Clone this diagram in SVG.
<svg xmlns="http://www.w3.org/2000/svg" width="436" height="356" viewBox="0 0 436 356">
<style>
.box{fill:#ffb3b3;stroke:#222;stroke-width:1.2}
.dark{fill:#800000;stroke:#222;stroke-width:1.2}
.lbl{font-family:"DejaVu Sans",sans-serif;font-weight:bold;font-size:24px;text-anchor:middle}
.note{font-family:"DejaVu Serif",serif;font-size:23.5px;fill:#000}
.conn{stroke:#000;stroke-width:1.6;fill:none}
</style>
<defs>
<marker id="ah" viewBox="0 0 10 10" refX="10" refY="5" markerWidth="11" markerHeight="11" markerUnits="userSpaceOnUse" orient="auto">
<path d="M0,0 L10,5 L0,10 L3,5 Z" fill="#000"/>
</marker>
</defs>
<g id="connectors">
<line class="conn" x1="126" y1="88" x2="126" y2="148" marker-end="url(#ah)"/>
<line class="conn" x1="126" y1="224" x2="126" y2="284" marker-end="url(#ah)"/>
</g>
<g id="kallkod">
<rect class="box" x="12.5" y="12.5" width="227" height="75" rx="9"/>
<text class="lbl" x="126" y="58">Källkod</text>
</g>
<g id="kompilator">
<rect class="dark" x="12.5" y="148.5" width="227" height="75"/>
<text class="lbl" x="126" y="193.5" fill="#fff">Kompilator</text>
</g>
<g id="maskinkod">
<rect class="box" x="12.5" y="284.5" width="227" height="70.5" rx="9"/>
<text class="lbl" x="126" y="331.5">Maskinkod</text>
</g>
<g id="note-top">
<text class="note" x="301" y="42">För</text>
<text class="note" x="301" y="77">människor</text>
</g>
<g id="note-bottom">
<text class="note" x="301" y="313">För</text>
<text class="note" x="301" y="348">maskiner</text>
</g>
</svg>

================================

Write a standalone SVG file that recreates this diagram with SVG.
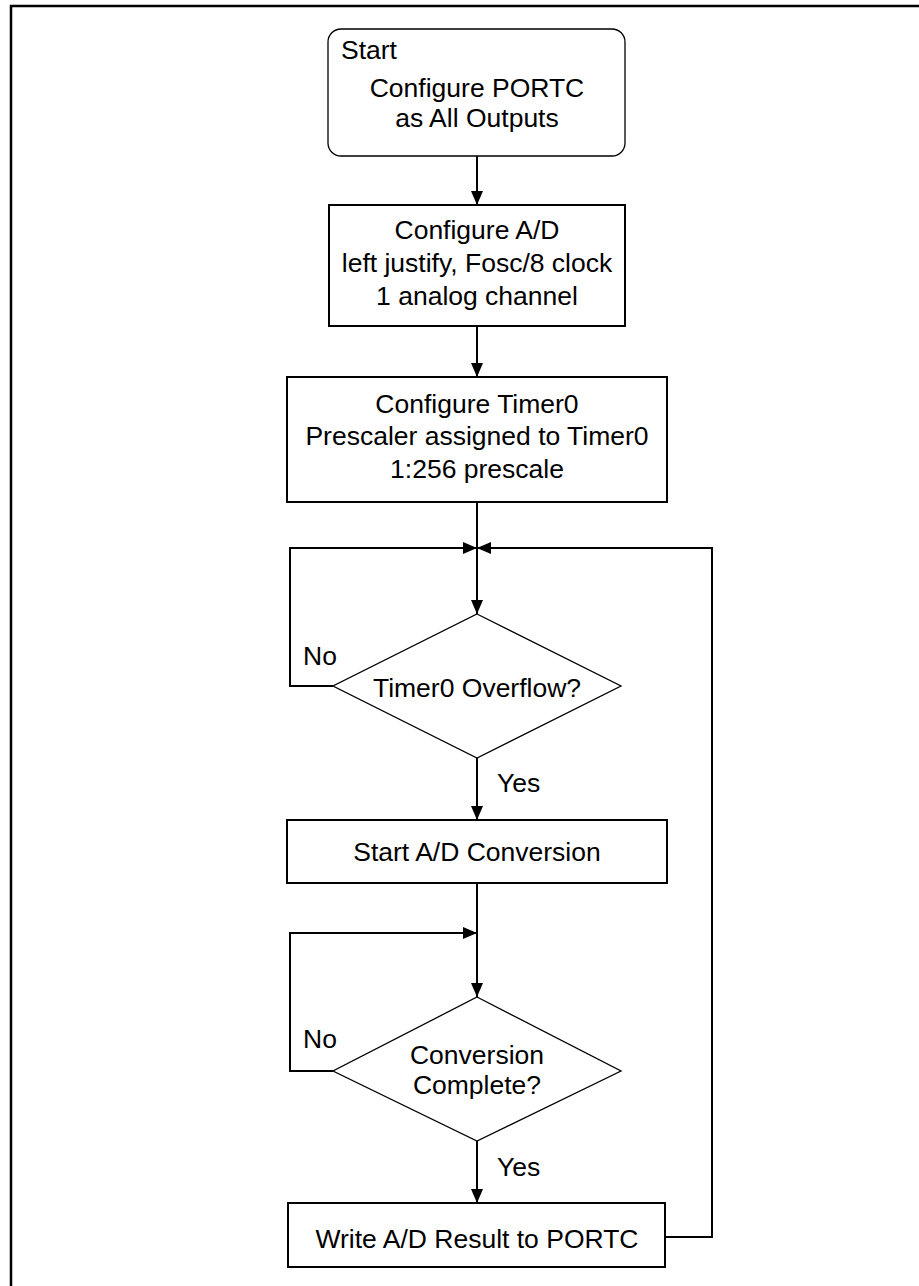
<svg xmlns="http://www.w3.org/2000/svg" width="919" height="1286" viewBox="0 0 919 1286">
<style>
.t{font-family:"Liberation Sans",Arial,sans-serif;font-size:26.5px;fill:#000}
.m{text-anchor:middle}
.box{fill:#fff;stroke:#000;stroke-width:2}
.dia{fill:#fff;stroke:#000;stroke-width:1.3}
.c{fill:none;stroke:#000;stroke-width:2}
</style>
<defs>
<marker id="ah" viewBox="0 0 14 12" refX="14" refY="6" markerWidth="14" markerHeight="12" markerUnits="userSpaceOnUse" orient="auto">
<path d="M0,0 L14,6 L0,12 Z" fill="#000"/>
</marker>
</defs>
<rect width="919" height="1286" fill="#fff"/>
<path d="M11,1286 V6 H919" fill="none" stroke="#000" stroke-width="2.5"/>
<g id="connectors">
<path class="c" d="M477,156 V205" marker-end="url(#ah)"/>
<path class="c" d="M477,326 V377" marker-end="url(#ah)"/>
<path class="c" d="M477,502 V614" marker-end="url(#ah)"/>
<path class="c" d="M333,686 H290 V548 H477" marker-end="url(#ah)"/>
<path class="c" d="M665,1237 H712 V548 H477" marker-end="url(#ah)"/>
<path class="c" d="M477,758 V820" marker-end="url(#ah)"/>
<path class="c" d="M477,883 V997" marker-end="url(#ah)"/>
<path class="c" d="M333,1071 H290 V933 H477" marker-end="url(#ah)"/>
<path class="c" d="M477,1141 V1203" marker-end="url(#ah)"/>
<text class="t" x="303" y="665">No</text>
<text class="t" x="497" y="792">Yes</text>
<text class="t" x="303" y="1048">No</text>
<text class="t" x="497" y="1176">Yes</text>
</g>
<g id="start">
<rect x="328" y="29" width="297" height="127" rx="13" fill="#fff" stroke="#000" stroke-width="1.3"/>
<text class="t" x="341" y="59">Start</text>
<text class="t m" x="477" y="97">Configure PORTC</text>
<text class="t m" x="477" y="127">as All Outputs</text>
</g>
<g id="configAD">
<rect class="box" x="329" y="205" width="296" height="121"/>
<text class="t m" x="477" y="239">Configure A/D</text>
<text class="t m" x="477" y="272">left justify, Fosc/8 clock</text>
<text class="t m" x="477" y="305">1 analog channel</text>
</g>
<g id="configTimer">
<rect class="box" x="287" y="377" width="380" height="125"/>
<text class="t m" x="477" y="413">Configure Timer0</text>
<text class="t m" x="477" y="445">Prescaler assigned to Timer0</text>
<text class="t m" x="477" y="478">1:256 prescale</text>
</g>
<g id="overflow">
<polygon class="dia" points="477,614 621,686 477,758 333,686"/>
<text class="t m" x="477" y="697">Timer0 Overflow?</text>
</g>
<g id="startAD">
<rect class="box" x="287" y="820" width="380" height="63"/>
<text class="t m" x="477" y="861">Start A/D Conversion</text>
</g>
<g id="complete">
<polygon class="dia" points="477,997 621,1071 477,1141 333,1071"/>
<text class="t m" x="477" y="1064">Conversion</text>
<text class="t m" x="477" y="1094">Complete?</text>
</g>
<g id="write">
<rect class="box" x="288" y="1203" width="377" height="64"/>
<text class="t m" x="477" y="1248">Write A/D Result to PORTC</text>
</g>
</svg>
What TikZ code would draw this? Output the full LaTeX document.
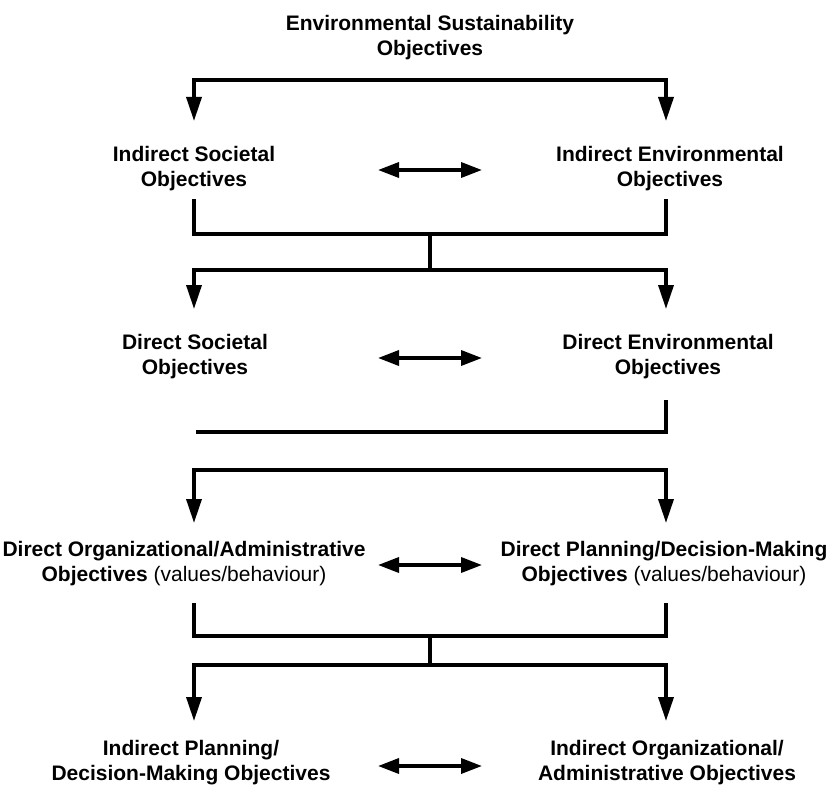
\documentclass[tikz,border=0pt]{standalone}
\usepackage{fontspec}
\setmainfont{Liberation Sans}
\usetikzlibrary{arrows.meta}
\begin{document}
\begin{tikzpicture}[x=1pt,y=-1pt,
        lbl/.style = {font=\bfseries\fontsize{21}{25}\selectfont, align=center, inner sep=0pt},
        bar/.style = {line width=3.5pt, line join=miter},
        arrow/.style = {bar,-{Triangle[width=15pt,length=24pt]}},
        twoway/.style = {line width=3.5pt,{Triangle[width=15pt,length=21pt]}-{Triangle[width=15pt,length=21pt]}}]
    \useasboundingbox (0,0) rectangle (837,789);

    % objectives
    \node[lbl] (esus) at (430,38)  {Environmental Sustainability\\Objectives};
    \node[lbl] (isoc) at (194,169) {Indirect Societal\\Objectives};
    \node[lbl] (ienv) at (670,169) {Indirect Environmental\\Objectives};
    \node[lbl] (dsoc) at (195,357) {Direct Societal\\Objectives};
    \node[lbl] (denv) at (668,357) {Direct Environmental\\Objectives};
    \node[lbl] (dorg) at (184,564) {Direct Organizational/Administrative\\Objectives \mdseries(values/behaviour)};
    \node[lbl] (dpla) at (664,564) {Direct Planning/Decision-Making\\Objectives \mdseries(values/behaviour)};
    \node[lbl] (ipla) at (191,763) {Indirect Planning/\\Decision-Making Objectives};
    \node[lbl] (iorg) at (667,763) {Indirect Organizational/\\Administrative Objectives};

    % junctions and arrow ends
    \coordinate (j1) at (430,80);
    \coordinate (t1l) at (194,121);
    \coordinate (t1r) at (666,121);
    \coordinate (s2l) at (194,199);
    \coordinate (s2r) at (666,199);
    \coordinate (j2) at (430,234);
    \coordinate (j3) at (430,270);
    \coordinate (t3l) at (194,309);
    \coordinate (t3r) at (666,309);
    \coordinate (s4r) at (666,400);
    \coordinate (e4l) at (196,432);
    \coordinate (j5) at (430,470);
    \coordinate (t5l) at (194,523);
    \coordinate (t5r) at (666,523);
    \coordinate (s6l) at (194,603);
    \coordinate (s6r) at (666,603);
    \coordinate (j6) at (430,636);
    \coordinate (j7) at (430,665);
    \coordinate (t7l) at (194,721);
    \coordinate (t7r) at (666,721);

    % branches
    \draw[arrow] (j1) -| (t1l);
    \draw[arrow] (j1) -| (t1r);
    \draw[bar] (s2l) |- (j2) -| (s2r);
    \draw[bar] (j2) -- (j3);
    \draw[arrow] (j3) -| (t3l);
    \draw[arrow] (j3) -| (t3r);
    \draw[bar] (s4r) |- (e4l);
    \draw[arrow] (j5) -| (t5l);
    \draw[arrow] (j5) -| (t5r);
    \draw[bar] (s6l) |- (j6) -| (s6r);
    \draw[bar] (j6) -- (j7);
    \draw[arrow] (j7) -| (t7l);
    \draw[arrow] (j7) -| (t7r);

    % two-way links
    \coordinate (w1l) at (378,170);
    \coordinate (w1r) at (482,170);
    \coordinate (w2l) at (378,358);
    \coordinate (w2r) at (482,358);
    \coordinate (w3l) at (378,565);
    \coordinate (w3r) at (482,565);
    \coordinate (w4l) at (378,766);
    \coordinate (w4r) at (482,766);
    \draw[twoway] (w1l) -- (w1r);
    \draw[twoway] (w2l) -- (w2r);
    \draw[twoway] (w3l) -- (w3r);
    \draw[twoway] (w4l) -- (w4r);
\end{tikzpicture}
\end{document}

================================

§ **WHAT IS BEING ASKED**
Repeat exactly, and only, the lines from the one containing "What TikZ code" through the one containing "(0,0) rectangle (837,789);", both included, without the pictures.

§ **FULL SOLUTION**
What TikZ code would draw this? Output the full LaTeX document.
\documentclass[tikz,border=0pt]{standalone}
\usepackage{fontspec}
\setmainfont{Liberation Sans}
\usetikzlibrary{arrows.meta}
\begin{document}
\begin{tikzpicture}[x=1pt,y=-1pt,
        lbl/.style = {font=\bfseries\fontsize{21}{25}\selectfont, align=center, inner sep=0pt},
        bar/.style = {line width=3.5pt, line join=miter},
        arrow/.style = {bar,-{Triangle[width=15pt,length=24pt]}},
        twoway/.style = {line width=3.5pt,{Triangle[width=15pt,length=21pt]}-{Triangle[width=15pt,length=21pt]}}]
    \useasboundingbox (0,0) rectangle (837,789);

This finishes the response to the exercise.